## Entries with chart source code
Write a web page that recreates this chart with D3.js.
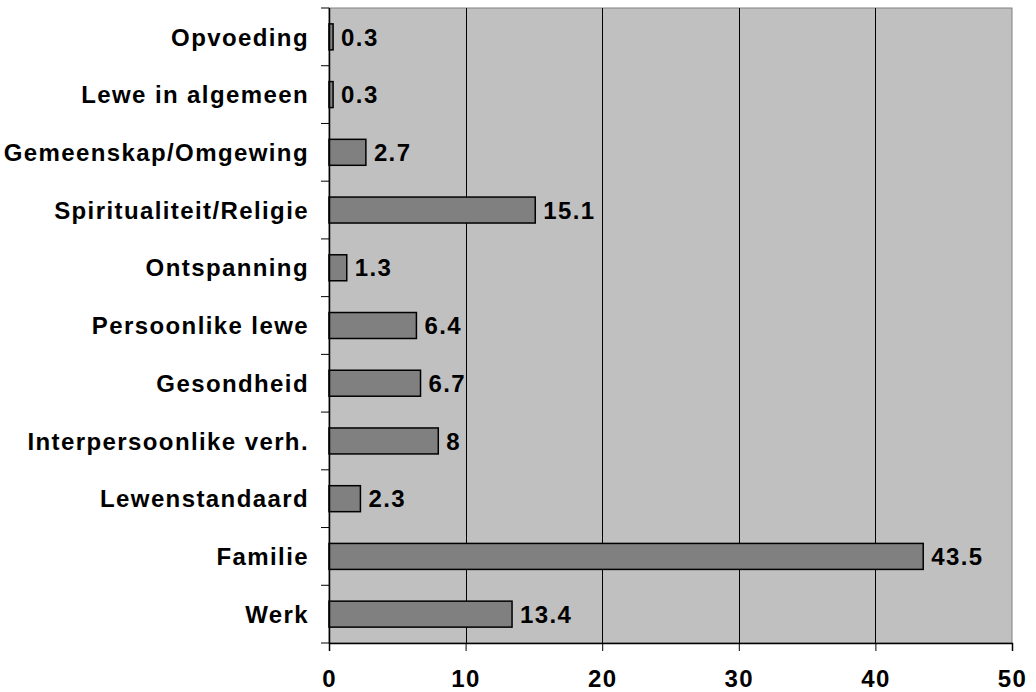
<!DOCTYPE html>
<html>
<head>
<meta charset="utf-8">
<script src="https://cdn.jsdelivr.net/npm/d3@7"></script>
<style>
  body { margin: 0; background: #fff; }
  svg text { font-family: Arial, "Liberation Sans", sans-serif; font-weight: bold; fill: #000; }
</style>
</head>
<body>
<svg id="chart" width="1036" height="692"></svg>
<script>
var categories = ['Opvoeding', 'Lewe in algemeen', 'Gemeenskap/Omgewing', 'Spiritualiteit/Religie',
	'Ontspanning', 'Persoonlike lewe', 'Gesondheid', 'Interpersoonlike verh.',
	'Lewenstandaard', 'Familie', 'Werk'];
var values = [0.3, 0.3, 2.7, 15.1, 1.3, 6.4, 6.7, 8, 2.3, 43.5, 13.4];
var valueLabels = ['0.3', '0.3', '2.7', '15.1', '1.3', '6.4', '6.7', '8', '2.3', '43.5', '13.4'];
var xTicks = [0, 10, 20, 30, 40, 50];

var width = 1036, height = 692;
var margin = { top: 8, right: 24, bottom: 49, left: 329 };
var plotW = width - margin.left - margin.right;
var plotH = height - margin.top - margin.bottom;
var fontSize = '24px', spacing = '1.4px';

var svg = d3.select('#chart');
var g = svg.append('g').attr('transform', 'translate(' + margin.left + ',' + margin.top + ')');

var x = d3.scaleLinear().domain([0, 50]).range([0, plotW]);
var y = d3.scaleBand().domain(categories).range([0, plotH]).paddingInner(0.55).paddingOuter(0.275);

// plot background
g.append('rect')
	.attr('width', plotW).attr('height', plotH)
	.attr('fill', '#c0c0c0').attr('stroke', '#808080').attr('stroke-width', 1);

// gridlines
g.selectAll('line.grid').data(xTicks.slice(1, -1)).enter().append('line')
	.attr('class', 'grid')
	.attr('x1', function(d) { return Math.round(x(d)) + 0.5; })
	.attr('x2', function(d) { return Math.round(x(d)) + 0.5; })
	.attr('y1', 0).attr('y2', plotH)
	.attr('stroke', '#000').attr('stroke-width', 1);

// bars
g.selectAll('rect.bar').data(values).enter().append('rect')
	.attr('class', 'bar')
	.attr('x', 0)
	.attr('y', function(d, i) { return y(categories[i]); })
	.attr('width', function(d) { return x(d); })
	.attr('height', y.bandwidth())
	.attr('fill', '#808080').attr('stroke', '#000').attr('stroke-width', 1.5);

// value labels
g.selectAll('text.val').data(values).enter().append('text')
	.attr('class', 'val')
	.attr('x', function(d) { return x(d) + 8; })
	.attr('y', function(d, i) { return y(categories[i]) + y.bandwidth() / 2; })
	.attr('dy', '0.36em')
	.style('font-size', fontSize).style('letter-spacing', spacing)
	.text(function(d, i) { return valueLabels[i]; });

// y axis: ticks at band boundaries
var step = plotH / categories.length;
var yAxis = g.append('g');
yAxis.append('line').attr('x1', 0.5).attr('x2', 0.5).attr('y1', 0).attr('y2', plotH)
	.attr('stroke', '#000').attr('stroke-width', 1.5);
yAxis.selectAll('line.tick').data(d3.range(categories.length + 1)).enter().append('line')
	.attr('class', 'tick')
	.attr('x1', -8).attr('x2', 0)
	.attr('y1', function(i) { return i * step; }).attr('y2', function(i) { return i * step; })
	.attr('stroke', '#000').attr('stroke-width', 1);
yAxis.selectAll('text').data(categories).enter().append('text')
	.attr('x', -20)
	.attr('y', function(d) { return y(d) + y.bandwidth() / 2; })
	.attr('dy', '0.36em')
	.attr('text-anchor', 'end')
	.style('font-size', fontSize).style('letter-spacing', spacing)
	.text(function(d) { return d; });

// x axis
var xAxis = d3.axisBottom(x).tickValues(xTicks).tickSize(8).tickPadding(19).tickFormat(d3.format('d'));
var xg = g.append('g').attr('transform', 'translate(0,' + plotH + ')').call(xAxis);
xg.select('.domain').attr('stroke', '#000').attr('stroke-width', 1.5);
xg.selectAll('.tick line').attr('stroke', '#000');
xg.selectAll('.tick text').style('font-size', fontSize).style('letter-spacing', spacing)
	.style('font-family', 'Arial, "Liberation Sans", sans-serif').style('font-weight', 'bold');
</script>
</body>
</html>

...

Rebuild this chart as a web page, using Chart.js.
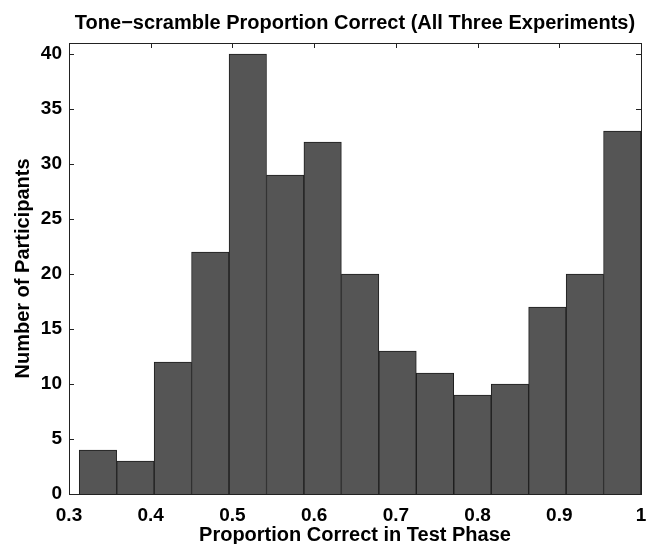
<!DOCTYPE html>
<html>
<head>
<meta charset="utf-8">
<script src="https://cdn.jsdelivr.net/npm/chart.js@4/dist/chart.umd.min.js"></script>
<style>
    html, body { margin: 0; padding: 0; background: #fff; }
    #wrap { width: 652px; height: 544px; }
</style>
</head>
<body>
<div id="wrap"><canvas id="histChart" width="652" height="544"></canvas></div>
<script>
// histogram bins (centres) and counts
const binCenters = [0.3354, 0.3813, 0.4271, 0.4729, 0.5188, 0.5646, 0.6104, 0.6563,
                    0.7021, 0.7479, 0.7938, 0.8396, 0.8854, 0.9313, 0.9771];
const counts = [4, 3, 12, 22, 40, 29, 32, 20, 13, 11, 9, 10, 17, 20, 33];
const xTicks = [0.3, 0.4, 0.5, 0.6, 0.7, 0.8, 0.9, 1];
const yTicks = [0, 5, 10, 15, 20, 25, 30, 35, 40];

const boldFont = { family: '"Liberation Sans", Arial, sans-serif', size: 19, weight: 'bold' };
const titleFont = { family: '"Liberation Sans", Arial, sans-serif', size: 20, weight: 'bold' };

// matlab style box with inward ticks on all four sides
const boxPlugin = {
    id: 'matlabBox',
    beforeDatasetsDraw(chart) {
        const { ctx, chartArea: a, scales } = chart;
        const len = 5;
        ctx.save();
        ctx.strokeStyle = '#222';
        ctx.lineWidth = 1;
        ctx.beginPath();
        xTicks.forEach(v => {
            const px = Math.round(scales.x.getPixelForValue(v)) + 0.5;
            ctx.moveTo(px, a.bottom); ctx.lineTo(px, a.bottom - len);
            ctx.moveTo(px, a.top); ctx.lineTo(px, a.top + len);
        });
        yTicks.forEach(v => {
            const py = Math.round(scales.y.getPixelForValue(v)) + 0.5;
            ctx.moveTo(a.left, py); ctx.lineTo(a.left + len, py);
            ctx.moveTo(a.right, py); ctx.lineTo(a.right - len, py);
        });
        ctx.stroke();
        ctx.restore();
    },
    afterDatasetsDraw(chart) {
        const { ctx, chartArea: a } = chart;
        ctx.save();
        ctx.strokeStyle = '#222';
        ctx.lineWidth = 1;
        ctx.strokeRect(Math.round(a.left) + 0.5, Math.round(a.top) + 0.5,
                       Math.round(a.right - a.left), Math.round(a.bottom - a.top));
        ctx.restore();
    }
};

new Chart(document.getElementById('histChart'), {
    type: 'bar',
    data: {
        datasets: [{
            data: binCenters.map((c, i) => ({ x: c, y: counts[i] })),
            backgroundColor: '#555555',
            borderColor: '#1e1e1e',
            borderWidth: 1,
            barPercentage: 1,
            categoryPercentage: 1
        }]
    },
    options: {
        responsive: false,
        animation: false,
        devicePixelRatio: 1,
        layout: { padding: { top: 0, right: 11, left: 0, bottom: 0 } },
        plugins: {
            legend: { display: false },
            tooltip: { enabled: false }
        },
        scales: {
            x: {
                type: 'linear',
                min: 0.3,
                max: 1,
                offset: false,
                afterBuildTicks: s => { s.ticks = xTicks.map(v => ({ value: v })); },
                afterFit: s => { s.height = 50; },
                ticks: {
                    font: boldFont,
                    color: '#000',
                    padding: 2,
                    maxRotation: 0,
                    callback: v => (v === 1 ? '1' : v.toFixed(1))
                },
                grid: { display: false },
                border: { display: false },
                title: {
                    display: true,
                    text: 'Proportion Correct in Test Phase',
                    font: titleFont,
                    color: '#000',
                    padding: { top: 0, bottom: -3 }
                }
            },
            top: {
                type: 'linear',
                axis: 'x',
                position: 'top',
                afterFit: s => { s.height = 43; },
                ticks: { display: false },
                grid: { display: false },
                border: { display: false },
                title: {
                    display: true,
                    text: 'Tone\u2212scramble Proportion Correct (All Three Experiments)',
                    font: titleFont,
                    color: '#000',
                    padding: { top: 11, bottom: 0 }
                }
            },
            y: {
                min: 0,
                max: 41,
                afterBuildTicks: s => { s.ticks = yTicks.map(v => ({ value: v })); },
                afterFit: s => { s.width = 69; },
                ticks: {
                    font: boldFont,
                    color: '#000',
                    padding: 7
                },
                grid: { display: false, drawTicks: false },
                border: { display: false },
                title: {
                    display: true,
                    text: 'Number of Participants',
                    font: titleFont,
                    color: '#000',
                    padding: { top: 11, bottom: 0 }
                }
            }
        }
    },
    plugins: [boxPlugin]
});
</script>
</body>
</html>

---

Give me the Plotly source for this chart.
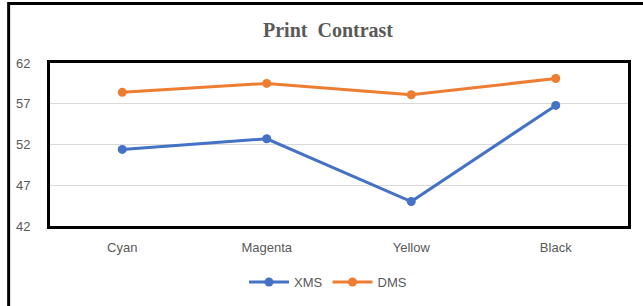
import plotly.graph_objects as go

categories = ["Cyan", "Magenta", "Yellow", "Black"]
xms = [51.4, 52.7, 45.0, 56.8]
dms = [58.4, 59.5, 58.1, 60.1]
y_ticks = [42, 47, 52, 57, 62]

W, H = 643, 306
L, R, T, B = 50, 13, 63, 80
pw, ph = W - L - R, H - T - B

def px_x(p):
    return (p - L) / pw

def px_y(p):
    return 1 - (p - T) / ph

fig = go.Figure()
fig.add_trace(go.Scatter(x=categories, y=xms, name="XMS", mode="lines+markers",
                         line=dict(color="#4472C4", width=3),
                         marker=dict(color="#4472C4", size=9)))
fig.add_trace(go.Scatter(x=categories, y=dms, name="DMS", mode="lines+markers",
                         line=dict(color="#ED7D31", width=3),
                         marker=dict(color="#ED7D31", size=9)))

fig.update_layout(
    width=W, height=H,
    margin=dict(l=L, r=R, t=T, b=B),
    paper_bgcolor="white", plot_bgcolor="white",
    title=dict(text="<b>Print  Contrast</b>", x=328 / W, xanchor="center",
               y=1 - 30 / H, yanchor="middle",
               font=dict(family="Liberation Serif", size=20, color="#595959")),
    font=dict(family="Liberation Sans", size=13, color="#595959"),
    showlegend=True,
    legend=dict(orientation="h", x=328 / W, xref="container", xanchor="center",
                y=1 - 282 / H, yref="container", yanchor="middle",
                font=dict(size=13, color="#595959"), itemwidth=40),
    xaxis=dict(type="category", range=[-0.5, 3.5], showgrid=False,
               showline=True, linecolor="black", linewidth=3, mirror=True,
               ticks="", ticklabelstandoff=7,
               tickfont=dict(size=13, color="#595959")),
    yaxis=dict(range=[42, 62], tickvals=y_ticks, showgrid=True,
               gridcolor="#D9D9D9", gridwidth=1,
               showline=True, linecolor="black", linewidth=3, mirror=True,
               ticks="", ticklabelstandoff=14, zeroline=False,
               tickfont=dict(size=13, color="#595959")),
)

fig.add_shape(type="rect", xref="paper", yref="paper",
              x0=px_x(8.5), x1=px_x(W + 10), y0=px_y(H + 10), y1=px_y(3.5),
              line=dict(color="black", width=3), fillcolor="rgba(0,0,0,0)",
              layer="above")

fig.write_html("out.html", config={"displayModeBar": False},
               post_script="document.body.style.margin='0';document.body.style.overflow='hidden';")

## WHAT TO WORK ON
Nothing but the lines from the one with "Rebuild this chart" through the one with "20, weight: 'bold'" should be copied, word for word. Pictures are left out.

## EXPECTED OUTPUT
Rebuild this chart as a web page, using Chart.js.
<!DOCTYPE html>
<html>
<head>
<meta charset="utf-8">
<script src="https://cdn.jsdelivr.net/npm/chart.js@4/dist/chart.umd.min.js"></script>
<style>
    html, body { margin: 0; padding: 0; background: #fff; }
    #wrap { width: 652px; height: 544px; }
</style>
</head>
<body>
<div id="wrap"><canvas id="histChart" width="652" height="544"></canvas></div>
<script>
// histogram bins (centres) and counts
const binCenters = [0.3354, 0.3813, 0.4271, 0.4729, 0.5188, 0.5646, 0.6104, 0.6563,
                    0.7021, 0.7479, 0.7938, 0.8396, 0.8854, 0.9313, 0.9771];
const counts = [4, 3, 12, 22, 40, 29, 32, 20, 13, 11, 9, 10, 17, 20, 33];
const xTicks = [0.3, 0.4, 0.5, 0.6, 0.7, 0.8, 0.9, 1];
const yTicks = [0, 5, 10, 15, 20, 25, 30, 35, 40];

const boldFont = { family: '"Liberation Sans", Arial, sans-serif', size: 19, weight: 'bold' };
const titleFont = { family: '"Liberation Sans", Arial, sans-serif', size: 20, weight: 'bold' };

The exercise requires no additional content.